> _EXERCISE TASK_
All lines from the top of the records below through the line holding "ref_end = 0.775", and only those, should be printed exactly, minus the pictures.

> _DATA EXTRACT_
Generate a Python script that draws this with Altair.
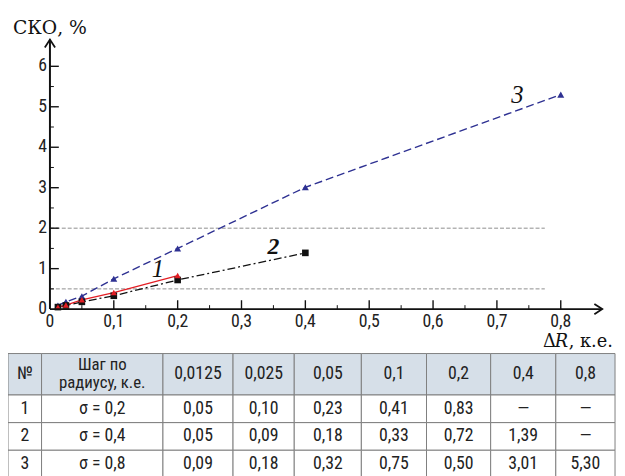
import altair as alt
import pandas as pd

# ---------------- data ----------------
steps = [0.0125, 0.025, 0.05, 0.1, 0.2, 0.4, 0.8]
sko1 = [0.05, 0.10, 0.23, 0.41, 0.83]
sko2 = [0.05, 0.09, 0.18, 0.33, 0.72, 1.39]
sko3 = [0.09, 0.18, 0.32, 0.75, 1.50, 3.01, 5.30]

series_names = ["1", "2", "3"]
label_x = [0.169, 0.350, 0.732]
label_y = [0.98, 1.54, 5.29]
label_bold = [False, True, False]

ref_levels = [0.5, 2.0]
ref_end = 0.775

x_ticks = [0.1, 0.2, 0.3, 0.4, 0.5, 0.6, 0.7, 0.8]
x_tick_labels = ["0", "0,1", "0,2", "0,3", "0,4", "0,5", "0,6", "0,7", "0,8"]
x_label_values = [0, 0.1, 0.2, 0.3, 0.4, 0.5, 0.6, 0.7, 0.8]
x_minor = [0.05, 0.15, 0.25, 0.35, 0.45, 0.55, 0.65, 0.75]
y_ticks = [1, 2, 3, 4, 5, 6]
y_label_values = [0, 1, 2, 3, 4, 5, 6]
y_tick_labels = ["0", "1", "2", "3", "4", "5", "6"]
y_minor = [0.5, 1.5, 2.5, 3.5, 4.5, 5.5]

table_header = ["№", "Шаг по\nрадиусу, к.е.", "0,0125", "0,025", "0,05", "0,1", "0,2", "0,4", "0,8"]
table_row1 = ["1", "σ = 0,2", "0,05", "0,10", "0,23", "0,41", "0,83", "—", "—"]
table_row2 = ["2", "σ = 0,4", "0,05", "0,09", "0,18", "0,33", "0,72", "1,39", "—"]
table_row3 = ["3", "σ = 0,8", "0,09", "0,18", "0,32", "0,75", "0,50", "3,01", "5,30"]

# ---------------- layout ----------------
W, H = 617, 468
PX_PER_X = 646.9
PX_PER_Y = 41.0
X0_PX, Y0_PX = 42.5, 302.0
XMIN = -X0_PX / PX_PER_X
XMAX = (W - X0_PX) / PX_PER_X
YMAX = Y0_PX / PX_PER_Y
YMIN = -(H - Y0_PX) / PX_PER_Y
X_END = 0.865
Y_END = 6.66

col_edges = [0, 34, 157, 228, 290, 358, 424, 489, 555, 615]
row_edges = [347, 389, 417, 445, 473]
LINE_H = 18

SANS = ("Liberation Sans Narrow, Arial Narrow, Roboto Condensed, Noto Sans Condensed, "
        "DejaVu Sans Condensed, Liberation Sans, sans-serif")
SERIF = "DejaVu Serif, Liberation Serif, serif"
RED, BLUE, BLACK = "#e31e24", "#2e3192", "#111111"

XS = alt.Scale(domain=[XMIN, XMAX], nice=False, zero=False)
YS = alt.Scale(domain=[YMIN, YMAX], nice=False, zero=False)


def X(f):
    return alt.X(f, type="quantitative", scale=XS, axis=None)


def X2(f):
    return alt.X2(f)


def Y(f):
    return alt.Y(f, type="quantitative", scale=YS, axis=None)


def Y2(f):
    return alt.Y2(f)


s1 = pd.DataFrame({"x": steps[:len(sko1)], "y": sko1})
s2 = pd.DataFrame({"x": steps[:len(sko2)], "y": sko2})
s3 = pd.DataFrame({"x": steps[:len(sko3)], "y": sko3})

refs = pd.DataFrame({"x": [0] * len(ref_levels), "x2": [ref_end] * len(ref_levels), "y": ref_levels})
ref_layer = alt.Chart(refs).mark_rule(color="#8c8c8c", strokeWidth=1, strokeDash=[4, 2]).encode(
    x=X("x"), x2=X2("x2"), y=Y("y"))

line3 = alt.Chart(s3).mark_line(color=BLUE, strokeWidth=1.4, strokeDash=[8, 4]).encode(x=X("x"), y=Y("y"))
pts3 = alt.Chart(s3).mark_point(shape="triangle-up", filled=True, color=BLUE, size=50, opacity=1).encode(x=X("x"), y=Y("y"))
line2 = alt.Chart(s2).mark_line(color=BLACK, strokeWidth=1.3, strokeDash=[8, 3, 2, 3]).encode(x=X("x"), y=Y("y"))
pts2 = alt.Chart(s2).mark_point(shape="square", filled=True, color=BLACK, size=45, opacity=1).encode(x=X("x"), y=Y("y"))
line1 = alt.Chart(s1).mark_line(color=RED, strokeWidth=1.3).encode(x=X("x"), y=Y("y"))
pts1 = alt.Chart(s1).mark_point(shape="triangle-up", filled=True, color=RED, size=40, opacity=1).encode(x=X("x"), y=Y("y"))

# axes
xa = pd.DataFrame({"x": [0], "x2": [X_END], "y": [0]})
ya = pd.DataFrame({"x": [0], "y": [0], "y2": [Y_END]})
x_axis = alt.Chart(xa).mark_rule(color=BLACK, strokeWidth=2).encode(x=X("x"), x2=X2("x2"), y=Y("y"))
y_axis = alt.Chart(ya).mark_rule(color=BLACK, strokeWidth=2).encode(x=X("x"), y=Y("y"), y2=Y2("y2"))
x_arrow = alt.Chart(pd.DataFrame({"x": [X_END], "y": [0]})).mark_point(
    shape="M-1,-0.65L0,0L-1,0.65", size=256, filled=False, color=BLACK, strokeWidth=1.8, opacity=1
).encode(x=X("x"), y=Y("y"))
y_arrow = alt.Chart(pd.DataFrame({"x": [0], "y": [Y_END]})).mark_point(
    shape="M-0.65,1L0,0L0.65,1", size=256, filled=False, color=BLACK, strokeWidth=1.8, opacity=1
).encode(x=X("x"), y=Y("y"))

xt = pd.DataFrame({"v": x_ticks, "z": 0})
xm = pd.DataFrame({"v": x_minor, "z": 0})
yt = pd.DataFrame({"v": y_ticks, "z": 0})
ym = pd.DataFrame({"v": y_minor, "z": 0})
x_major = alt.Chart(xt).mark_rule(color=BLACK, strokeWidth=1.4, y2Offset=-9).encode(x=X("v"), y=Y("z"), y2=Y2("z"))
x_min = alt.Chart(xm).mark_rule(color=BLACK, strokeWidth=1, y2Offset=-4).encode(x=X("v"), y=Y("z"), y2=Y2("z"))
y_major = alt.Chart(yt).mark_rule(color=BLACK, strokeWidth=1.4, x2Offset=9).encode(y=Y("v"), x=X("z"), x2=X2("z"))
y_min = alt.Chart(ym).mark_rule(color=BLACK, strokeWidth=1, x2Offset=4).encode(y=Y("v"), x=X("z"), x2=X2("z"))

xl = pd.DataFrame({"v": x_label_values, "z": 0, "t": x_tick_labels})
yl = pd.DataFrame({"v": y_label_values, "z": 0, "t": y_tick_labels})
x_labels = alt.Chart(xl).mark_text(font=SANS, fontSize=18, color="#222", dy=13, baseline="middle", align="center").encode(
    x=X("v"), y=Y("z"), text="t:N")
y_labels = alt.Chart(yl).mark_text(font=SANS, fontSize=18, color="#222", dx=-3, baseline="middle", align="right").encode(
    x=X("z"), y=Y("v"), text="t:N")

# series labels
sl = pd.DataFrame({"x": label_x, "y": label_y, "t": series_names, "b": label_bold})
ser_labels_n = alt.Chart(sl[~sl["b"]]).mark_text(font="Liberation Serif, serif", fontSize=25, fontStyle="italic",
                                                color=BLACK, baseline="middle").encode(
    x=X("x"), y=Y("y"), text="t:N")
ser_labels_b = alt.Chart(sl[sl["b"]]).mark_text(font="Liberation Serif, serif", fontSize=24, fontStyle="italic",
                                               fontWeight="bold", color=BLACK, baseline="middle").encode(
    x=X("x"), y=Y("y"), text="t:N")

# titles
ytitle = alt.Chart(pd.DataFrame({"t": ["СКО, %"]})).mark_text(
    font=SERIF, fontSize=19, align="left", baseline="middle", color=BLACK).encode(
    x=alt.value(5), y=alt.value(17), text="t:N")
xt1 = alt.Chart(pd.DataFrame({"t": ["Δ"]})).mark_text(
    font=SERIF, fontSize=18, align="left", baseline="middle", color=BLACK).encode(
    x=alt.value(542), y=alt.value(335), text="t:N")
xt2 = alt.Chart(pd.DataFrame({"t": ["R"]})).mark_text(
    font=SERIF, fontSize=18, fontStyle="italic", align="left", baseline="middle", color=BLACK).encode(
    x=alt.value(554), y=alt.value(335), text="t:N")
xt3 = alt.Chart(pd.DataFrame({"t": [", к.е."]})).mark_text(
    font=SERIF, fontSize=18, align="left", baseline="middle", color=BLACK).encode(
    x=alt.value(568), y=alt.value(335), text="t:N")

plot = alt.layer(ref_layer, line3, line2, line1, pts3, pts2, pts1,
                 x_axis, y_axis, x_arrow, y_arrow, x_major, x_min, y_major, y_min,
                 x_labels, y_labels, ser_labels_n, ser_labels_b, ytitle, xt1, xt2, xt3)

# ---------------- table ----------------
rows = [table_header, table_row1, table_row2, table_row3]
cells = []
for r, row in enumerate(rows):
    for c, txt in enumerate(row):
        n_lines = txt.count("\n") + 1
        cells.append({
            "x": col_edges[c], "x2": col_edges[c + 1],
            "y": row_edges[r], "y2": row_edges[r + 1],
            "xc": (col_edges[c] + col_edges[c + 1]) / 2,
            "yc": (row_edges[r] + row_edges[r + 1]) / 2 - (n_lines - 1) * LINE_H / 2,
            "t": txt,
            "fill": "#d6dfe8" if r == 0 else "#ffffff",
            "fs": 17 if n_lines > 1 else 18,
        })
cells = pd.DataFrame(cells)
TXS = alt.Scale(domain=[0, W], nice=False, zero=False)
TYS = alt.Scale(domain=[0, H], nice=False, zero=False, reverse=True)
t_rect = alt.Chart(cells).mark_rect(stroke="#7f7f7f", strokeWidth=1).encode(
    x=alt.X("x:Q", scale=TXS, axis=None), x2="x2:Q",
    y=alt.Y("y:Q", scale=TYS, axis=None), y2="y2:Q",
    fill=alt.Fill("fill:N", scale=None))
t_text = alt.Chart(cells).mark_text(font=SANS, color="#222", lineBreak="\n", baseline="middle", align="center",
                                    lineHeight=LINE_H).encode(
    x=alt.X("xc:Q", scale=TXS, axis=None),
    y=alt.Y("yc:Q", scale=TYS, axis=None),
    text="t:N",
    size=alt.Size("fs:Q", scale=None))
table = alt.layer(t_rect, t_text)

chart = alt.layer(plot, table).resolve_scale(x="independent", y="independent").properties(
    width=W, height=H, autosize="none", padding=0
).configure_view(stroke=None)

chart.save("out.html", embed_options={"renderer": "svg", "actions": False})
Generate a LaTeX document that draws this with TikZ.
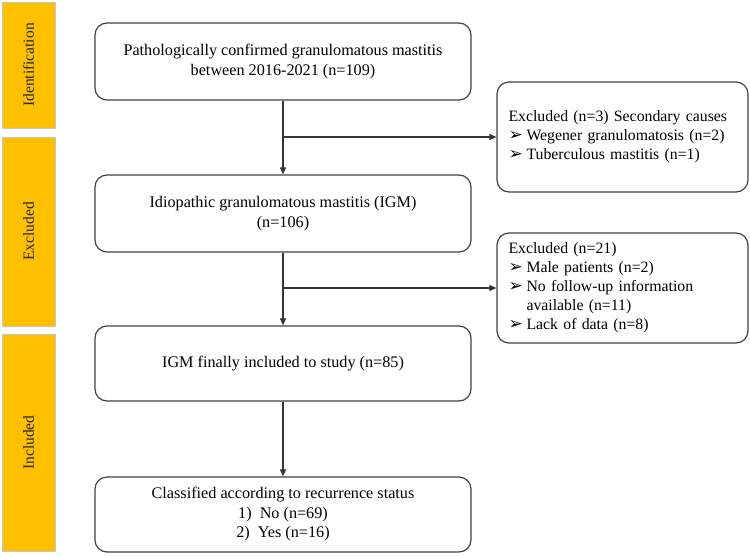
\documentclass[tikz,border=0pt]{standalone}
\usepackage{fontspec}
\setmainfont{Liberation Serif}
\newfontfamily\symfont{DejaVu Sans}
\usetikzlibrary{arrows.meta}
\newcommand{\arr}{\makebox[18pt][l]{\symfont\fontsize{17}{17}\selectfont ➢}}
\begin{document}
\begin{tikzpicture}[x=1pt, y=-1pt,
  stage/.style={fill={rgb,255:red,255;green,192;blue,0}, draw=gray!45, rotate=90, inner sep=0pt, text=black!85, font=\fontsize{15.5}{18}\selectfont},
  mainbox/.style={draw=black!75, line width=1.2pt, rounded corners=12pt, minimum width=376pt, align=center, font=\fontsize{16.2}{19.5}\selectfont},
  sidebox/.style={draw=black!75, line width=1.2pt, rounded corners=12pt, minimum width=251pt, minimum height=110pt, align=left, text width=228pt, font=\fontsize{15.8}{19}\selectfont},
  flow/.style={draw=black!80, line width=1.1pt, -{Triangle[length=7pt,width=6pt]}}]
\useasboundingbox (0,0) rectangle (750,555);
% stages on the left
\node[stage, minimum width=126pt, minimum height=53pt] (sid) at (28.5,65) {Identification};
\node[stage, minimum width=189pt, minimum height=53pt] (sex) at (28.5,231.5) {Excluded};
\node[stage, minimum width=217pt, minimum height=53pt] (sin) at (28.5,442.5) {Included};
% main flow
\node[mainbox, minimum height=77pt] (confirmed) at (283,61.5) {Pathologically confirmed granulomatous mastitis\\between 2016-2021 (n=109)};
\node[mainbox, minimum height=77pt] (igm) at (283,213.5) {Idiopathic granulomatous mastitis (IGM)\\(n=106)};
\node[mainbox, minimum height=75pt] (study) at (283,363.5) {IGM finally included to study (n=85)};
\node[mainbox, minimum height=75pt] (classified) at (283,514.5) {Classified according to recurrence status\\1)\enspace No (n=69)\\2)\enspace Yes (n=16)};
% exclusions
\node[sidebox] (excl1) at (622.5,137) {Excluded (n=3) Secondary causes\\
  \arr Wegener granulomatosis (n=2)\\
  \arr Tuberculous mastitis (n=1)};
\node[sidebox] (excl2) at (622.5,288) {Excluded (n=21)\\
  \arr Male patients (n=2)\\
  \arr No follow-up information\\
  \hphantom{\arr}available (n=11)\\
  \arr Lack of data (n=8)};
% arrows
\draw[flow] (confirmed) -- (igm);
\draw[flow] (igm) -- (study);
\draw[flow] (study) -- (classified);
\draw[flow] (confirmed.south |- excl1) -- (excl1);
\draw[flow] (igm.south |- excl2) -- (excl2);
\end{tikzpicture}
\end{document}
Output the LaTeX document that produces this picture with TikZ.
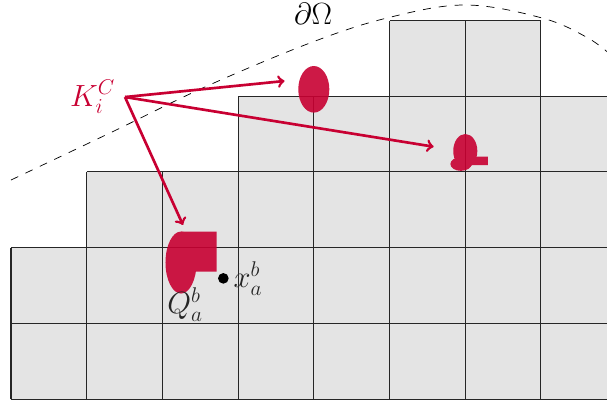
\documentclass[tikz,border=0pt]{standalone}
\usetikzlibrary{positioning}
\definecolor{crimson}{RGB}{200,0,50}
\definecolor{cellgray}{RGB}{228,228,228}
\tikzset{
    gridline/.style={line width=0.6pt, black!85, step=1.5cm},
    pointer/.style={->, line width=1.5pt, crimson},
    piece/.style={fill=crimson},
}
\begin{document}
\begin{tikzpicture}[x=1.5cm, y=1.5cm]
    \useasboundingbox (-0.145,-0.053) rectangle (7.873,5.271);
    \clip (-0.145,-0.053) rectangle (7.873,5.271);

    % Cells
    \fill[cellgray] (0,0) rectangle (8,2) (1,2) rectangle (8,3) (3,3) rectangle (8,4) (5,4) rectangle (7,5);
    \draw[gridline] (0,0) grid (8,2);
    \draw[gridline] (1,2) grid (8,3);
    \draw[gridline] (3,3) grid (8,4);
    \draw[gridline] (5,4) grid (7,5);

    % Boundary
    \draw[dash pattern=on 4.5pt off 4.5pt] plot[smooth, tension=0.6] coordinates
        {(0,2.893) (1.334,3.527) (2.563,4.122) (3.950,4.703) (4.967,5.033) (5.997,5.205) (7.015,5.033) (7.622,4.769) (7.95,4.52)};
    \node (domain) at (3.99,5.09) {\LARGE $\partial\Omega$};

    % Pieces
    \begin{scope}[transparency group, opacity=0.9]
        \fill[piece] (4,4.091) ellipse [x radius=0.205, y radius=0.308];
        \fill[piece] (6.001,3.276) ellipse [x radius=0.159, y radius=0.225];
        \fill[piece] (5.944,3.104) ellipse [x radius=0.14, y radius=0.09];
        \fill[piece] (6.0,3.091) rectangle (6.30,3.201);
        \fill[piece] (2.246,1.803) ellipse [x radius=0.205, y radius=0.41];
        \fill[piece] (2.246,1.682) rectangle (2.716,2.21);
    \end{scope}

    % Point and labels
    \node[circle, fill=black, inner sep=0pt, minimum size=6pt] (xab) at (2.805,1.594) {};
    \node[right=-1pt of xab, black!85] (xlabel) {\LARGE $x_a^b$};
    \node[black!85] (qlabel) at (2.30,1.25) {\LARGE $Q_a^b$};

    % Arrows
    \coordinate (kc) at (1.506,3.989);
    \coordinate (top) at (3.614,4.201);
    \coordinate (right) at (5.583,3.333);
    \coordinate (low) at (2.272,2.299);
    \node[left=2pt of kc, crimson] (klabel) {\LARGE $K_i^C$};
    \draw[pointer] (kc) -- (top);
    \draw[pointer] (kc) -- (right);
    \draw[pointer] (kc) -- (low);
\end{tikzpicture}
\end{document}
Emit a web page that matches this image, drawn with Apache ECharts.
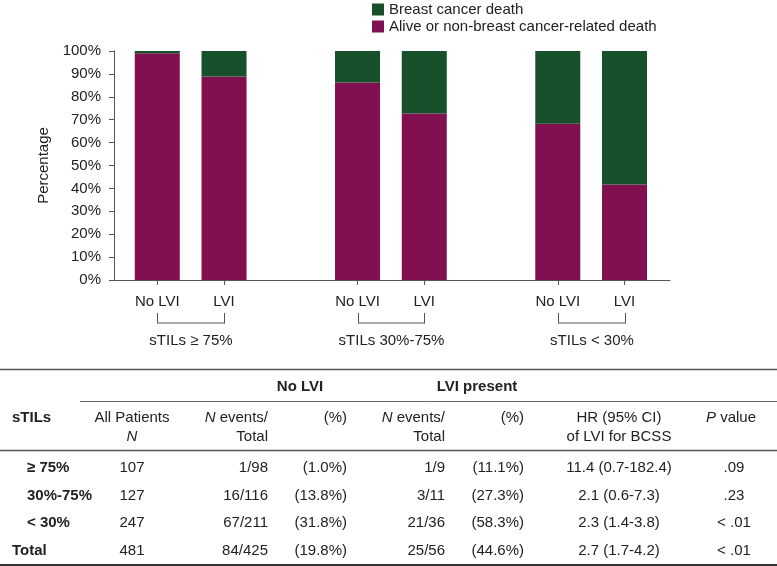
<!DOCTYPE html>
<html><head><meta charset="utf-8">
<script src="https://cdn.jsdelivr.net/npm/echarts@6/dist/echarts.min.js"></script>
<style>html,body{margin:0;padding:0;background:#fff}#c{width:777px;height:566px}</style>
</head><body><div id="c"></div>
<script>
// ---- chart data ----
const groupNames = ['sTILs ≥ 75%', 'sTILs 30%-75%', 'sTILs < 30%'];
const lviNames = ['No LVI', 'LVI'];
const seriesNames = ['Breast cancer death', 'Alive or non-breast cancer-related death'];
const alivePct = [99.0, 88.9, 86.2, 72.7, 68.2, 41.7];
const deathPct = [1.0, 11.1, 13.8, 27.3, 31.8, 58.3];

// ---- table data ----
const rowLabels = ['≥ 75%', '30%-75%', '< 30%', 'Total'];
const allPatients = ['107', '127', '247', '481'];
const noLviEvents = ['1/98', '16/116', '67/211', '84/425'];
const noLviPct = ['(1.0%)', '(13.8%)', '(31.8%)', '(19.8%)'];
const lviEvents = ['1/9', '3/11', '21/36', '25/56'];
const lviPct = ['(11.1%)', '(27.3%)', '(58.3%)', '(44.6%)'];
const hrLvi = ['11.4 (0.7-182.4)', '2.1 (0.6-7.3)', '2.3 (1.4-3.8)', '2.7 (1.7-4.2)'];
const pValues = ['.09', '.23', '< .01', '< .01'];

const FONT = '"Liberation Sans", Arial, Helvetica, sans-serif';
const TXT = '#222';
const GREEN = '#17502A';
const MAGENTA = '#80104F';
const AXIS = '#555';

// categories with an empty slot between groups
const categories = [];
const barIndex = [];   // category index of each bar
groupNames.forEach((g, gi) => {
  if (gi > 0) categories.push('');
  lviNames.forEach(n => { barIndex.push(categories.length); categories.push(n); });
});
function spread(vals) {
  const out = categories.map(() => '-');
  barIndex.forEach((ci, k) => { out[ci] = vals[k]; });
  return out;
}

const chart = echarts.init(document.getElementById('c'), null, { renderer: 'canvas' });

const option = {
  animation: false,
  textStyle: { fontFamily: FONT },
  legend: {
    orient: 'vertical', left: 372, top: 2, padding: 0,
    itemWidth: 12, itemHeight: 12, itemGap: 2,
    icon: 'rect',
    data: [seriesNames[0], seriesNames[1]],
    textStyle: { fontSize: 15, color: TXT, fontFamily: FONT }
  },
  grid: [
    { left: 114, right: 107, top: 51, bottom: 286, containLabel: false },
    { left: 123.9, right: 119.1, top: 51, bottom: 286, containLabel: false }
  ],
  xAxis: [
    {
      gridIndex: 0, type: 'value', min: 0, max: 1,
      splitLine: { show: false }, axisTick: { show: false }, axisLabel: { show: false },
      axisLine: { show: true, lineStyle: { color: AXIS, width: 1 } }
    },
    {
      gridIndex: 1, type: 'category', data: categories,
      axisLine: { show: false },
      axisTick: { show: true, alignWithLabel: true, length: 5, interval: (i, v) => v !== '', lineStyle: { color: AXIS } },
      axisLabel: { interval: 0, margin: 14, fontSize: 15, color: TXT, fontFamily: FONT }
    }
  ],
  yAxis: [
    {
      gridIndex: 0, type: 'value', min: 0, max: 100, interval: 10,
      name: 'Percentage', nameLocation: 'middle', nameGap: 58,
      nameTextStyle: { fontSize: 15, color: TXT, fontFamily: FONT },
      splitLine: { show: false },
      axisLine: { show: true, lineStyle: { color: AXIS, width: 1 } },
      axisTick: { show: true, length: 5, lineStyle: { color: AXIS } },
      axisLabel: { formatter: '{value}%', margin: 13, fontSize: 15, color: TXT, fontFamily: FONT }
    },
    {
      gridIndex: 1, type: 'value', min: 0, max: 100, show: false
    }
  ],
  series: [
    {
      name: seriesNames[1], type: 'bar', stack: 'all', barWidth: 45,
      xAxisIndex: 1, yAxisIndex: 1,
      itemStyle: { color: MAGENTA },
      data: spread(alivePct)
    },
    {
      name: seriesNames[0], type: 'bar', stack: 'all', barWidth: 45,
      xAxisIndex: 1, yAxisIndex: 1,
      itemStyle: { color: GREEN },
      data: spread(deathPct)
    }
  ]
};
chart.setOption(option);

function T(x, y, text, align, bold) {
  return {
    type: 'text', x: x, y: y, silent: true,
    style: {
      text: text, fill: TXT, fontSize: 15, fontFamily: FONT,
      fontWeight: bold ? 'bold' : 'normal',
      align: align || 'center', verticalAlign: 'middle',
      rich: { i: { fontStyle: 'italic', fontSize: 15, fontFamily: FONT, fill: TXT } }
    }
  };
}
function L(x1, y1, x2, y2, w, c) {
  return { type: 'line', silent: true, shape: { x1: x1, y1: y1, x2: x2, y2: y2 }, style: { stroke: c || AXIS, lineWidth: w || 1 } };
}

const g = [];
// brackets + group labels under the axis
groupNames.forEach((name, gi) => {
  const xa = Math.round(chart.convertToPixel({ xAxisIndex: 1 }, barIndex[gi * 2])) + 0.5;
  const xb = Math.round(chart.convertToPixel({ xAxisIndex: 1 }, barIndex[gi * 2 + 1])) + 0.5;
  g.push(L(xa, 313, xa, 323.5, 1, AXIS));
  g.push(L(xb, 313, xb, 323.5, 1, AXIS));
  g.push(L(xa, 323, xb, 323, 1, AXIS));
  g.push(T((xa + xb) / 2, 341, name, 'center', false));
});

// table
g.push(L(0, 369.5, 777, 369.5, 1.5, '#555'));
g.push(L(80, 401.5, 777, 401.5, 1, '#666'));
g.push(L(0, 450.5, 777, 450.5, 1.5, '#555'));
g.push(L(0, 565, 777, 565, 2, '#333'));

g.push(T(300, 387, 'No LVI', 'center', true));
g.push(T(477, 387, 'LVI present', 'center', true));
g.push(T(12, 418, 'sTILs', 'left', true));
g.push(T(132, 418, 'All Patients'));
g.push(T(132, 437, '{i|N}'));
g.push(T(268, 418, '{i|N} events/', 'right'));
g.push(T(268, 437, 'Total', 'right'));
g.push(T(347, 418, '(%)', 'right'));
g.push(T(445, 418, '{i|N} events/', 'right'));
g.push(T(445, 437, 'Total', 'right'));
g.push(T(524, 418, '(%)', 'right'));
g.push(T(619, 418, 'HR (95% CI)'));
g.push(T(619, 437, 'of LVI for BCSS'));
g.push(T(731, 418, '{i|P} value'));

const rowY = [468, 495.5, 523, 550.5];
rowLabels.forEach((lab, i) => {
  const y = rowY[i];
  g.push(T(i === 3 ? 12 : 27, y, lab, 'left', true));
  g.push(T(132, y, allPatients[i]));
  g.push(T(268, y, noLviEvents[i], 'right'));
  g.push(T(347, y, noLviPct[i], 'right'));
  g.push(T(445, y, lviEvents[i], 'right'));
  g.push(T(524, y, lviPct[i], 'right'));
  g.push(T(619, y, hrLvi[i]));
  g.push(T(734, y, pValues[i]));
});

chart.setOption({ graphic: { elements: g } });
</script>
</body></html>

> _THE RESPONSE_
Generate a Python script that draws this with Altair.
import altair as alt
import pandas as pd

# ---------------- data ----------------
steps = [0.0125, 0.025, 0.05, 0.1, 0.2, 0.4, 0.8]
sko1 = [0.05, 0.10, 0.23, 0.41, 0.83]
sko2 = [0.05, 0.09, 0.18, 0.33, 0.72, 1.39]
sko3 = [0.09, 0.18, 0.32, 0.75, 1.50, 3.01, 5.30]

series_names = ["1", "2", "3"]
label_x = [0.169, 0.350, 0.732]
label_y = [0.98, 1.54, 5.29]
label_bold = [False, True, False]

ref_levels = [0.5, 2.0]
ref_end = 0.775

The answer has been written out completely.